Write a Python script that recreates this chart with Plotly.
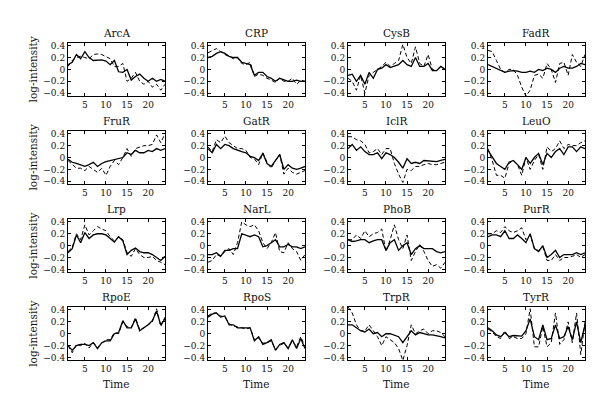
import plotly.graph_objects as go

time = list(range(1, 25))
names = ["ArcA", "CRP", "CysB", "FadR", "FruR", "GatR", "IclR", "LeuO",
         "Lrp", "NarL", "PhoB", "PurR", "RpoE", "RpoS", "TrpR", "TyrR"]

arca_s = [0.08, 0.12, 0.25, 0.18, 0.30, 0.20, 0.15, 0.15, 0.16, 0.14, 0.08, 0.15, -0.04, -0.05, 0.00, -0.18, -0.12, -0.08, -0.15, -0.20, -0.15, -0.20, -0.17, -0.20]
arca_d = [0.05, 0.15, 0.20, 0.22, 0.20, 0.18, 0.25, 0.26, 0.25, 0.22, 0.18, 0.05, 0.05, 0.10, -0.20, -0.15, -0.05, -0.20, -0.25, -0.20, -0.30, -0.25, -0.35, -0.25]
crp_s = [0.20, 0.22, 0.27, 0.30, 0.27, 0.22, 0.20, 0.20, 0.12, 0.10, 0.08, -0.10, -0.05, -0.05, -0.12, -0.15, -0.20, -0.15, -0.18, -0.20, -0.20, -0.18, -0.20, -0.20]
crp_d = [0.28, 0.32, 0.35, 0.30, 0.25, 0.22, 0.18, 0.20, 0.10, 0.08, 0.12, -0.12, -0.08, -0.10, -0.15, -0.18, -0.22, -0.15, -0.20, -0.20, -0.15, -0.25, -0.18, -0.20]
cysb_s = [-0.10, -0.08, -0.20, -0.10, -0.25, -0.05, -0.15, 0.00, 0.02, 0.08, 0.03, 0.05, 0.08, 0.15, 0.08, 0.05, 0.20, 0.05, 0.05, 0.10, -0.02, -0.02, 0.05, 0.00]
cysb_d = [-0.15, -0.20, -0.35, -0.10, -0.40, -0.10, -0.05, 0.00, 0.05, 0.12, 0.05, 0.10, 0.15, 0.42, 0.20, 0.10, 0.38, 0.10, 0.05, 0.25, 0.00, -0.02, 0.05, 0.00]
fadr_s = [0.08, 0.05, 0.02, -0.02, -0.05, -0.03, -0.02, -0.03, -0.05, -0.05, -0.03, -0.05, 0.00, -0.02, 0.02, 0.00, -0.05, 0.02, 0.05, 0.02, 0.02, 0.05, 0.10, 0.08]
fadr_d = [0.32, 0.30, 0.15, 0.00, -0.05, 0.00, 0.00, -0.10, -0.30, -0.45, -0.35, -0.10, -0.08, -0.15, 0.10, 0.00, -0.22, 0.10, 0.12, -0.10, 0.25, 0.12, 0.05, 0.25]
frur_s = [-0.03, -0.08, -0.10, -0.12, -0.15, -0.12, -0.08, -0.15, -0.10, -0.07, -0.05, -0.03, -0.01, 0.00, 0.08, 0.05, 0.12, 0.08, 0.08, 0.12, 0.10, 0.15, 0.12, 0.15]
frur_d = [-0.05, -0.12, -0.18, -0.18, -0.22, -0.15, -0.20, -0.25, -0.18, -0.30, -0.15, -0.05, -0.12, 0.00, 0.15, 0.02, 0.15, 0.18, 0.20, 0.20, 0.22, 0.38, 0.25, 0.40]
gatr_s = [0.15, 0.08, 0.22, 0.15, 0.22, 0.20, 0.15, 0.12, 0.10, 0.08, 0.02, 0.00, -0.05, 0.07, -0.10, -0.15, -0.05, 0.05, -0.20, -0.12, -0.18, -0.20, -0.18, -0.15]
gatr_d = [0.18, 0.10, 0.30, 0.25, 0.36, 0.25, 0.20, 0.15, 0.15, 0.12, 0.00, -0.02, -0.12, 0.08, -0.08, -0.18, -0.05, 0.05, -0.28, -0.18, -0.25, -0.28, -0.25, -0.22]
iclr_s = [0.15, 0.22, 0.12, 0.18, 0.10, 0.05, 0.05, 0.08, -0.02, 0.08, 0.05, 0.00, -0.08, -0.18, -0.02, -0.10, -0.08, -0.10, -0.05, -0.06, -0.07, -0.07, -0.05, -0.03]
iclr_d = [0.35, 0.35, 0.30, 0.28, 0.22, 0.08, 0.10, 0.15, 0.05, 0.15, 0.15, -0.10, -0.28, -0.42, -0.20, -0.22, -0.15, -0.15, -0.12, -0.10, -0.12, -0.12, -0.10, -0.08]
leuo_s = [0.12, 0.00, -0.10, -0.15, -0.20, -0.08, -0.05, -0.12, -0.20, 0.00, -0.10, 0.00, 0.07, -0.12, 0.07, 0.00, 0.10, 0.15, 0.05, 0.18, 0.18, 0.10, 0.18, 0.15]
leuo_d = [0.15, -0.05, -0.30, -0.30, -0.35, -0.10, -0.05, -0.12, -0.30, 0.00, -0.20, -0.05, 0.05, -0.20, 0.18, 0.10, 0.15, 0.28, 0.15, 0.22, 0.20, 0.20, 0.25, 0.28]
lrp_s = [-0.12, -0.05, 0.18, 0.05, 0.22, 0.12, 0.18, 0.20, 0.20, 0.18, 0.12, 0.06, 0.15, 0.08, -0.15, -0.08, -0.04, -0.10, -0.12, -0.12, -0.15, -0.20, -0.25, -0.18]
lrp_d = [-0.10, -0.03, 0.20, 0.10, 0.35, 0.18, 0.25, 0.32, 0.28, 0.25, 0.15, 0.08, 0.15, 0.10, -0.12, -0.18, -0.05, -0.15, -0.20, -0.20, -0.18, -0.25, -0.28, -0.32]
narl_s = [-0.15, -0.15, -0.12, -0.18, -0.08, -0.08, -0.05, -0.05, 0.20, 0.18, 0.15, 0.18, 0.15, -0.02, 0.00, 0.05, 0.10, -0.02, -0.02, 0.02, -0.02, -0.02, -0.05, -0.02]
narl_d = [-0.28, -0.25, -0.15, -0.18, -0.10, -0.05, -0.15, 0.05, 0.40, 0.35, 0.32, 0.35, 0.25, 0.05, -0.05, 0.05, 0.22, -0.10, -0.12, 0.05, -0.05, -0.10, -0.25, -0.15]
phob_s = [0.10, 0.07, 0.08, 0.10, 0.10, 0.05, 0.08, 0.10, 0.10, -0.08, 0.05, 0.10, -0.08, 0.00, 0.05, -0.15, -0.05, 0.00, -0.05, -0.05, -0.05, -0.10, -0.12, -0.10]
phob_d = [0.10, 0.10, 0.18, 0.12, 0.25, 0.15, 0.20, 0.22, 0.28, -0.10, 0.10, 0.35, 0.10, -0.05, 0.18, -0.25, -0.10, 0.02, -0.10, -0.25, -0.35, -0.32, -0.38, -0.28]
purr_s = [0.15, 0.18, 0.18, 0.15, 0.25, 0.12, 0.12, 0.18, 0.12, 0.05, 0.20, -0.05, -0.10, 0.00, -0.20, -0.15, -0.08, -0.20, -0.15, -0.15, -0.15, -0.12, -0.15, -0.12]
purr_d = [0.20, 0.20, 0.25, 0.22, 0.32, 0.25, 0.22, 0.25, 0.30, 0.10, 0.18, -0.05, -0.08, -0.02, -0.25, -0.25, -0.15, -0.25, -0.20, -0.20, -0.18, -0.15, -0.20, -0.15]
rpoe_s = [-0.20, -0.28, -0.20, -0.18, -0.18, -0.20, -0.15, -0.25, -0.15, -0.12, -0.12, 0.00, 0.02, 0.22, 0.10, 0.10, 0.25, 0.05, 0.10, 0.15, 0.22, 0.38, 0.15, 0.25]
rpoe_d = [-0.20, -0.32, -0.18, -0.20, -0.16, -0.24, -0.15, -0.23, -0.16, -0.10, -0.10, 0.02, 0.00, 0.20, 0.12, 0.10, 0.27, 0.07, 0.10, 0.15, 0.20, 0.42, 0.12, 0.28]
rpos_s = [0.28, 0.33, 0.35, 0.28, 0.30, 0.15, 0.15, 0.10, 0.10, 0.10, 0.10, -0.12, -0.05, -0.18, -0.15, -0.10, -0.28, -0.18, -0.15, -0.25, -0.10, -0.25, -0.08, -0.25]
rpos_d = [0.30, 0.35, 0.35, 0.30, 0.28, 0.17, 0.13, 0.12, 0.10, 0.08, 0.10, -0.10, -0.07, -0.16, -0.15, -0.12, -0.26, -0.20, -0.16, -0.24, -0.12, -0.22, -0.05, -0.22]
trpr_s = [0.15, 0.15, 0.10, 0.05, 0.03, 0.08, 0.00, 0.02, -0.05, 0.00, 0.00, -0.03, -0.05, -0.15, -0.05, 0.05, -0.02, 0.02, 0.00, -0.02, -0.02, -0.03, -0.05, -0.07]
trpr_d = [0.45, 0.35, 0.15, 0.05, 0.05, 0.15, 0.05, -0.05, -0.20, -0.05, -0.10, -0.15, -0.25, -0.45, -0.20, 0.15, 0.00, 0.05, 0.08, 0.00, 0.05, 0.05, 0.02, -0.05]
tyrr_s = [0.10, 0.05, -0.02, -0.05, 0.02, -0.05, -0.03, -0.03, -0.04, 0.05, 0.25, -0.05, -0.10, 0.15, -0.10, -0.08, 0.15, -0.08, -0.05, 0.12, -0.10, 0.20, -0.15, 0.15]
tyrr_d = [0.08, 0.03, -0.05, -0.08, 0.05, -0.08, -0.05, -0.08, -0.08, 0.00, 0.42, -0.22, -0.22, 0.12, -0.22, -0.15, 0.35, -0.18, -0.10, 0.20, -0.15, 0.35, -0.35, 0.20]

solid = [arca_s, crp_s, cysb_s, fadr_s, frur_s, gatr_s, iclr_s, leuo_s,
         lrp_s, narl_s, phob_s, purr_s, rpoe_s, rpos_s, trpr_s, tyrr_s]
dashed = [arca_d, crp_d, cysb_d, fadr_d, frur_d, gatr_d, iclr_d, leuo_d,
          lrp_d, narl_d, phob_d, purr_d, rpoe_d, rpos_d, trpr_d, tyrr_d]

ytick_vals = [-0.4, -0.2, 0, 0.2, 0.4]
ytick_text = ["\u22120.4", "\u22120.2", "0", "0.2", "0.4"]
xtick_vals = [5, 10, 15, 20]

W, H = 600, 402
col_left = [60, 200, 340, 480]
row_top = [33, 122, 211, 300]
pw, ph = 97, 54
FONT = "DejaVu Serif"

fig = go.Figure()
annotations = []
for i, name in enumerate(names):
    r, c = divmod(i, 4)
    k = "" if i == 0 else str(i + 1)
    xa, ya = "x" + k, "y" + k
    x0 = col_left[c] / W
    x1 = (col_left[c] + pw) / W
    y1 = 1 - row_top[r] / H
    y0 = 1 - (row_top[r] + ph) / H
    fig.add_trace(go.Scatter(x=time, y=dashed[i], mode="lines", xaxis=xa, yaxis=ya,
                             line=dict(color="black", width=1, dash="4px,2.5px"), showlegend=False))
    fig.add_trace(go.Scatter(x=time, y=solid[i], mode="lines", xaxis=xa, yaxis=ya,
                             line=dict(color="black", width=1.3), showlegend=False))
    axcommon = dict(showline=True, linecolor="black", linewidth=1, mirror="ticks",
                    ticks="inside", ticklen=3, tickcolor="black", showgrid=False,
                    zeroline=False, tickfont=dict(family=FONT, size=9, color="#111"))
    fig.layout["xaxis" + k] = dict(domain=[x0, x1], range=[1, 24], anchor=ya,
                                   tickvals=xtick_vals, **axcommon)
    fig.layout["yaxis" + k] = dict(domain=[y0, y1], range=[-0.45, 0.45], anchor=xa,
                                   tickvals=ytick_vals, ticktext=ytick_text, **axcommon)
    annotations.append(dict(text=name, x=(x0 + x1) / 2, y=y1, xref="paper", yref="paper",
                            xanchor="center", yanchor="bottom", yshift=2, showarrow=False,
                            font=dict(family=FONT, size=10.5, color="#111")))
    if c == 0:
        annotations.append(dict(text="log-intensity", x=25 / W, y=(y0 + y1) / 2,
                                xref="paper", yref="paper", textangle=-90,
                                xanchor="center", yanchor="middle", showarrow=False,
                                font=dict(family=FONT, size=10.5, color="#111")))
    if r == 3:
        annotations.append(dict(text="Time", x=(x0 + x1) / 2, y=1 - 378 / H,
                                xref="paper", yref="paper", xanchor="center",
                                yanchor="middle", showarrow=False,
                                font=dict(family=FONT, size=10.5, color="#111")))

fig.update_layout(width=W, height=H, margin=dict(l=0, r=0, t=0, b=0),
                  paper_bgcolor="white", plot_bgcolor="white",
                  font=dict(family=FONT, color="black"),
                  annotations=annotations, showlegend=False)
fig.write_html("out.html")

* * * *

## What is required
Emit the lines of the material exactly, from its first line to the line containing "import plotly.graph_objects as go", inclusive; leave every picture out.

## Task answer
Write a Python script that recreates this chart with Plotly.
import plotly.graph_objects as go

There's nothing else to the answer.